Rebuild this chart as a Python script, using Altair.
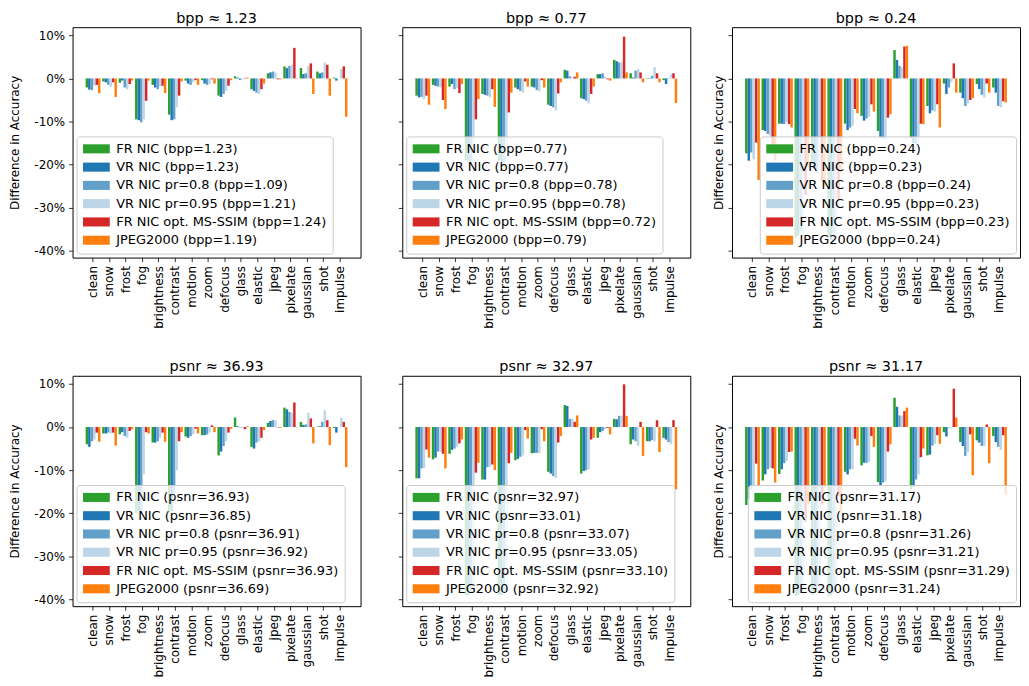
import altair as alt
import pandas as pd

CATEGORIES = ["clean", "snow", "frost", "fog", "brightness", "contrast", "motion", "zoom",
              "defocus", "glass", "elastic", "jpeg", "pixelate", "gaussian", "shot", "impulse"]
COLORS = ["#2ca02c", "#1f77b4", "#62a0ca", "#bcd6e8", "#d62728", "#ff7f0e"]
Y_TICKS = [10, 0, -10, -20, -30, -40]
TITLES = ["bpp ≈ 1.23", "bpp ≈ 0.77", "bpp ≈ 0.24", "psnr ≈ 36.93", "psnr ≈ 32.97", "psnr ≈ 31.17"]

# ---- panel 1: bpp ~ 1.23
P1_LABELS = ["FR NIC (bpp=1.23)", "VR NIC (bpp=1.23)", "VR NIC pr=0.8 (bpp=1.09)",
             "VR NIC pr=0.95 (bpp=1.21)", "FR NIC opt. MS-SSIM (bpp=1.24)", "JPEG2000 (bpp=1.19)"]
P1_FR = [-2.1, -0.7, -1.0, -9.5, -1.5, -8.4, -0.5, -0.4, -4.0, 0.5, -2.5, 1.2, 2.8, 2.4, 1.6, 0.2]
P1_VR = [-2.6, -0.9, -0.5, -9.7, -2.1, -9.7, -1.2, -1.2, -4.3, 0.2, -2.9, 1.4, 2.4, 1.0, 1.2, -0.5]
P1_VR08 = [-2.7, -1.5, -2.1, -10.2, -2.5, -9.5, -1.5, -1.5, -3.6, -0.4, -3.3, 1.6, 2.9, 1.2, 1.4, 0.0]
P1_VR095 = [-1.7, -1.9, -2.5, -9.5, -1.9, -6.7, -0.9, -1.3, -2.9, -0.2, -3.6, 1.4, 3.2, 2.9, 3.7, 2.2]
P1_MS = [-1.5, -0.9, -1.3, -5.2, -1.7, -4.0, -0.4, -0.2, -1.7, 0.1, -2.5, -0.2, 7.1, 3.5, 3.2, 2.8]
P1_JPEG = [-3.4, -4.3, -0.5, -0.5, -3.4, -0.7, -1.5, -1.2, -0.4, 0.2, -1.2, -0.2, -0.1, -3.6, -4.0, -8.9]

# ---- panel 2: bpp ~ 0.77
P2_LABELS = ["FR NIC (bpp=0.77)", "VR NIC (bpp=0.77)", "VR NIC pr=0.8 (bpp=0.78)",
             "VR NIC pr=0.95 (bpp=0.78)", "FR NIC opt. MS-SSIM (bpp=0.72)", "JPEG2000 (bpp=0.79)"]
P2_FR = [-4.0, -1.5, -1.9, -19.0, -3.6, -19.0, -2.1, -1.9, -6.1, 2.0, -4.6, 1.0, 4.3, 1.2, 0.1, -0.4]
P2_VR = [-4.4, -1.7, -1.3, -19.2, -3.8, -19.3, -2.5, -2.1, -6.4, 1.8, -4.8, 1.0, 4.0, 0.2, -0.1, -1.3]
P2_VR08 = [-4.3, -1.9, -2.5, -19.5, -4.0, -19.4, -2.9, -2.7, -6.7, 0.5, -5.2, 1.2, 3.7, 1.8, 0.6, 0.1]
P2_VR095 = [-4.8, -2.1, -2.2, -19.0, -4.4, -19.0, -3.3, -3.0, -7.4, 0.2, -5.8, 0.4, 3.7, 2.2, 2.6, 1.0]
P2_MS = [-4.0, -5.0, -3.4, -9.5, -2.5, -7.9, -0.7, -0.4, -3.5, 0.4, -3.6, -0.2, 9.7, 1.4, 1.2, 1.2]
P2_JPEG = [-6.1, -7.1, -1.3, -4.8, -6.6, -3.3, -1.9, -2.1, -0.9, 1.4, -1.9, -0.5, 1.4, -0.9, -0.9, -5.7]

# ---- panel 3: bpp ~ 0.24
P3_LABELS = ["FR NIC (bpp=0.24)", "VR NIC (bpp=0.23)", "VR NIC pr=0.8 (bpp=0.24)",
             "VR NIC pr=0.95 (bpp=0.23)", "FR NIC opt. MS-SSIM (bpp=0.23)", "JPEG2000 (bpp=0.24)"]
P3_FR = [-17.4, -12.0, -10.5, -37.0, -20.0, -37.0, -10.5, -8.7, -12.2, 6.6, -13.9, -6.4, -1.2, -3.3, -1.3, -2.1]
P3_VR = [-19.1, -12.2, -10.5, -36.5, -21.0, -37.5, -12.0, -9.8, -13.7, 4.3, -15.0, -8.1, -3.6, -4.6, -2.5, -3.3]
P3_VR08 = [-17.2, -12.9, -10.6, -35.5, -22.0, -36.0, -11.4, -9.3, -14.0, 2.9, -15.3, -7.4, -2.1, -6.4, -3.8, -6.4]
P3_VR095 = [-18.8, -13.3, -10.2, -37.0, -21.0, -37.0, -11.0, -8.9, -14.7, 2.6, -15.0, -7.7, -0.9, -5.8, -4.4, -6.7]
P3_MS = [-14.9, -15.9, -10.6, -27.0, -24.0, -28.0, -7.1, -6.0, -9.1, 7.4, -10.5, -6.0, 3.5, -5.0, -1.2, -5.3]
P3_JPEG = [-23.6, -19.1, -11.4, -20.0, -25.0, -22.0, -8.1, -7.7, -8.3, 7.6, -10.6, -11.4, -3.3, -4.6, -3.3, -5.6]

# ---- panel 4: psnr ~ 36.93
P4_LABELS = ["FR NIC (psnr=36.93)", "VR NIC (psnr=36.85)", "VR NIC pr=0.8 (psnr=36.91)",
             "VR NIC pr=0.95 (psnr=36.92)", "FR NIC opt. MS-SSIM (psnr=36.93)", "JPEG2000 (psnr=36.69)"]
P4_FR = [-4.0, -1.5, -1.7, -20.0, -3.6, -20.0, -2.2, -1.9, -6.6, 2.2, -4.6, 1.0, 4.5, 1.2, 0.1, -0.2]
P4_VR = [-4.6, -1.5, -1.2, -19.5, -3.6, -19.5, -2.5, -1.9, -5.7, 0.2, -5.0, 1.4, 4.1, 0.5, 0.2, -1.3]
P4_VR08 = [-3.3, -1.3, -2.1, -19.5, -3.3, -15.5, -2.1, -1.7, -4.4, -0.1, -3.6, 1.6, 3.5, 0.6, 1.2, 0.0]
P4_VR095 = [-2.9, -1.5, -2.5, -11.0, -2.5, -10.0, -1.7, -1.3, -3.3, -0.2, -3.3, 1.6, 3.3, 3.3, 3.9, 2.2]
P4_MS = [-1.3, -1.3, -0.9, -1.2, -1.3, -3.3, -0.4, 0.4, -1.3, -0.5, -2.5, -0.1, 5.7, 2.0, 1.6, 1.2]
P4_JPEG = [-3.4, -4.3, -0.5, -1.5, -3.4, -1.2, -1.5, -1.2, -0.4, 0.2, -0.7, -0.2, -0.1, -3.8, -4.2, -9.3]

# ---- panel 5: psnr ~ 32.97
P5_LABELS = ["FR NIC (psnr=32.97)", "VR NIC (psnr=33.01)", "VR NIC pr=0.8 (psnr=33.07)",
             "VR NIC pr=0.95 (psnr=33.05)", "FR NIC opt. MS-SSIM (psnr=33.10)", "JPEG2000 (psnr=32.92)"]
P5_FR = [-11.9, -7.5, -6.2, -39.0, -12.2, -39.0, -7.7, -6.1, -10.4, 5.1, -10.8, -2.5, 1.9, -4.0, -3.3, -2.5]
P5_VR = [-11.9, -7.1, -5.3, -39.0, -12.2, -39.0, -7.4, -6.0, -10.8, 4.9, -10.2, -1.2, 1.8, -2.9, -3.3, -2.9]
P5_VR08 = [-9.6, -5.7, -5.0, -38.5, -9.3, -38.5, -6.9, -6.0, -11.4, 1.9, -10.0, -0.9, 2.6, -3.3, -3.0, -3.5]
P5_VR095 = [-9.5, -5.7, -4.6, -38.0, -9.3, -38.0, -6.6, -6.1, -11.8, 1.9, -9.8, -0.5, 2.6, -4.4, -3.3, -4.0]
P5_MS = [-5.2, -6.2, -3.8, -10.6, -8.7, -8.4, -0.7, -0.5, -3.6, 1.2, -2.9, -0.2, 9.9, 1.2, 1.6, 1.6]
P5_JPEG = [-7.1, -9.6, -2.9, -8.3, -10.0, -6.0, -2.7, -3.3, -2.1, 2.7, -2.5, -1.7, 2.6, -6.7, -5.8, -14.5]

# ---- panel 6: psnr ~ 31.17
P6_LABELS = ["FR NIC (psnr=31.17)", "VR NIC (psnr=31.18)", "VR NIC pr=0.8 (psnr=31.26)",
             "VR NIC pr=0.95 (psnr=31.21)", "FR NIC opt. MS-SSIM (psnr=31.29)", "JPEG2000 (psnr=31.24)"]
P6_FR = [-18.1, -12.4, -10.9, -39.3, -39.0, -39.3, -10.4, -8.9, -12.8, 6.8, -14.5, -6.6, -1.2, -3.5, -3.1, -2.1]
P6_VR = [-16.8, -11.0, -9.8, -39.0, -38.5, -39.0, -11.0, -8.3, -13.7, 4.7, -13.9, -6.4, -2.2, -4.4, -3.6, -3.5]
P6_VR08 = [-14.5, -9.8, -8.4, -38.5, -37.5, -38.5, -9.8, -8.3, -12.9, 2.7, -12.2, -4.3, -0.1, -6.7, -4.4, -4.6]
P6_VR095 = [-13.6, -9.5, -7.9, -38.0, -37.0, -38.0, -9.8, -8.1, -12.6, 2.6, -11.0, -3.9, -0.1, -5.8, -4.4, -5.3]
P6_MS = [-8.5, -9.6, -5.8, -22.0, -18.0, -16.0, -2.7, -2.1, -5.7, 3.7, -7.0, -1.9, 8.9, -1.7, 0.6, -1.9]
P6_JPEG = [-13.7, -12.9, -5.7, -18.0, -14.0, -20.0, -4.3, -4.6, -4.0, 4.5, -5.0, -3.9, 2.2, -11.2, -8.4, -15.7]

FONT = "DejaVu Sans"
PANEL_W = 290
PANEL_H = 232
Y_DOMAIN = [-41.6, 11.9]
# wide legend patch: drawn 27px x 9px, laid out as a 12px symbol
PATCH = "M-1,-0.76H3.5V0.76H-1Z"


def panel(title, labels, series, show_ticklabels, show_ytitle, legend_orient):
    rows = []
    for i, (lab, vals) in enumerate(zip(labels, series)):
        for cat, v in zip(CATEGORIES, vals):
            rows.append({"category": cat, "idx": i, "series": lab, "value": v})
    df = pd.DataFrame(rows)

    yaxis_kw = dict(values=Y_TICKS, grid=False, domain=False, tickColor="#000", tickSize=4,
                    tickWidth=0.8, labelPadding=4, labelFontSize=12, labelFont=FONT,
                    labelColor="#000", labels=show_ticklabels)
    if show_ticklabels:
        yaxis_kw["labelExpr"] = "datum.value + '%'"
    if show_ytitle:
        yaxis_kw.update(title="Difference in Accuracy", titleFontSize=12, titleFont=FONT,
                        titleFontWeight="normal", titleColor="#000",
                        titlePadding=12 if show_ticklabels else 2)
    else:
        yaxis_kw["title"] = None

    chart = alt.Chart(df).mark_bar().encode(
        x=alt.X("category:N", sort=CATEGORIES,
                scale=alt.Scale(paddingInner=0.1, paddingOuter=0.795),
                axis=alt.Axis(title=None, labelAngle=-90, domain=False, grid=False,
                              tickColor="#000", tickSize=4, tickWidth=0.8, labelPadding=4,
                              labelFontSize=12, labelFont=FONT, labelColor="#000",
                              labelOverlap=False)),
        xOffset=alt.XOffset("idx:O", scale=alt.Scale(paddingInner=0, paddingOuter=0)),
        y=alt.Y("value:Q", stack=None,
                scale=alt.Scale(domain=Y_DOMAIN, nice=False, zero=False),
                axis=alt.Axis(**yaxis_kw)),
        color=alt.Color("series:N",
                        scale=alt.Scale(domain=labels, range=COLORS),
                        legend=alt.Legend(title=None, orient=legend_orient, offset=4,
                                          fillColor="rgba(255,255,255,0.8)",
                                          strokeColor="#cccccc", cornerRadius=3, padding=6,
                                          symbolType=PATCH, symbolSize=144,
                                          symbolStrokeWidth=0, symbolOpacity=1,
                                          labelFontSize=13, labelFont=FONT, labelColor="#000",
                                          labelLimit=400, labelOffset=21, rowPadding=4.4)),
    ).properties(
        width=PANEL_W, height=PANEL_H,
        title=alt.TitleParams(text=title, fontSize=14.5, fontWeight="normal", font=FONT,
                              color="#000", offset=1),
    )
    return chart


p1 = panel(TITLES[0], P1_LABELS, [P1_FR, P1_VR, P1_VR08, P1_VR095, P1_MS, P1_JPEG], True, True, "bottom-left")
p2 = panel(TITLES[1], P2_LABELS, [P2_FR, P2_VR, P2_VR08, P2_VR095, P2_MS, P2_JPEG], False, False, "bottom-left")
p3 = panel(TITLES[2], P3_LABELS, [P3_FR, P3_VR, P3_VR08, P3_VR095, P3_MS, P3_JPEG], False, True, "bottom-right")
p4 = panel(TITLES[3], P4_LABELS, [P4_FR, P4_VR, P4_VR08, P4_VR095, P4_MS, P4_JPEG], True, True, "bottom-left")
p5 = panel(TITLES[4], P5_LABELS, [P5_FR, P5_VR, P5_VR08, P5_VR095, P5_MS, P5_JPEG], False, False, "bottom-left")
p6 = panel(TITLES[5], P6_LABELS, [P6_FR, P6_VR, P6_VR08, P6_VR095, P6_MS, P6_JPEG], False, True, "bottom-right")

chart = alt.concat(
    p1, p2, p3, p4, p5, p6, columns=3,
    spacing={"row": 119, "column": 42}, bounds="flush",
).resolve_scale(
    color="independent"
).properties(
    padding={"left": 0, "top": 0, "right": 0, "bottom": 0}
).configure(font=FONT).configure_view(stroke="#000", strokeWidth=1)

chart.save("out.html", embed_options={"renderer": "svg", "actions": False})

*-*-*

*Requirements*. Please restate the material above line by line, exactly, beginning at its first line and ending with the line that contains "import pandas as pd", without any pictures.

*Reply*.
Rebuild this chart as a Python script, using Altair.
import altair as alt
import pandas as pd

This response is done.